# Geometrical algebra in theoretical physics

by scottbekerham
Tags: algebra, geometrical, physics, theoretical
 P: 834 I consider it worth learning just for the simplicity it introduces into problems that otherwise would've been extremely tedious or difficult. It's not uncommon that one will have to manipulate a tensor expression to try to get to a simpler result. GA's generality and identities make this much easier to do than laboring through index notation, in my opinion. Example: find ##\epsilon_{ijk} \epsilon^{ljk}##. I can't speak to proving this in index notation, but in GA, you can keep things grounded and simple.
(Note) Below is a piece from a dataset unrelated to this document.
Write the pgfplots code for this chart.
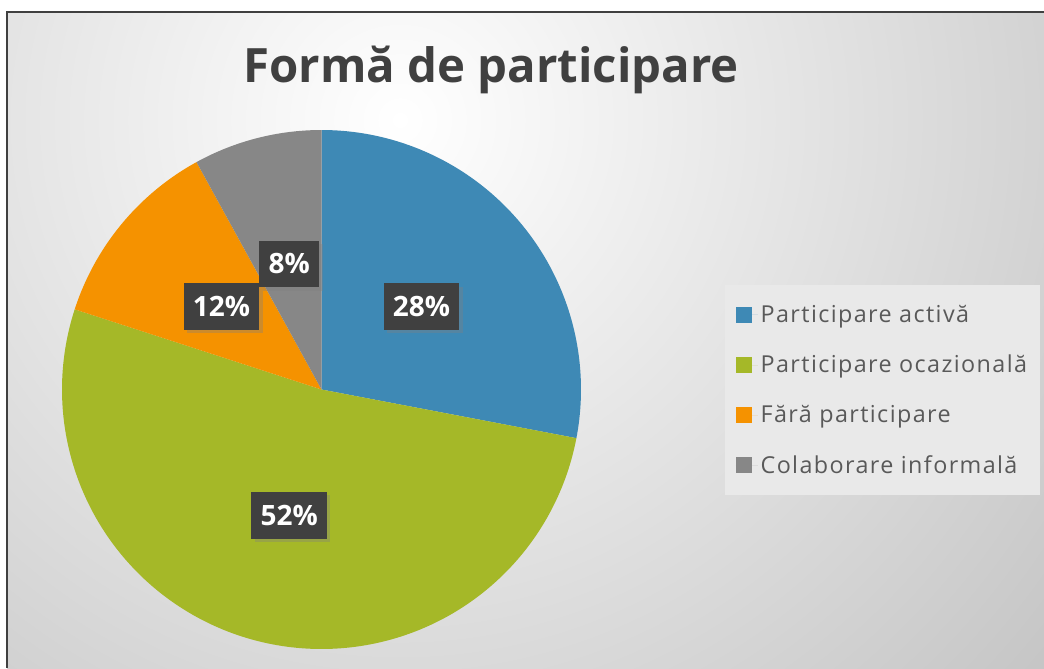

The Levi-Civita tensor is just components of the pseudoscalar evaluated on some basis. In this case, we can generalize this problem to an equivalent one: Simplify ##(a \wedge B) i (c \wedge B^{-1}) i = (a \wedge B)(B^{-1} \wedge c)## for vectors ##a,c## and bivector ##B##. This isn't a hard problem to attack, especially with the power of GA. Projection onto grade and associativity make it rather straightforward. Note that ##ac = a B B^{-1} c## and project out some components. $$\langle a B B^{-1} c \rangle_0 = (a \wedge B)\cdot (B^{-1} \wedge c) = a \cdot c$$ This is actually so much easier than most identity problems, I was surprised I was done at this point. Usually you have to consider two grades at least, but since the result must be scalar, we're done here. Yes, for the identity we meant to consider, there's a missing factor of 2. I can't quite find it--probably would if I were more methodical--but it does show that there's some work in converting a tensor expression to a GA one.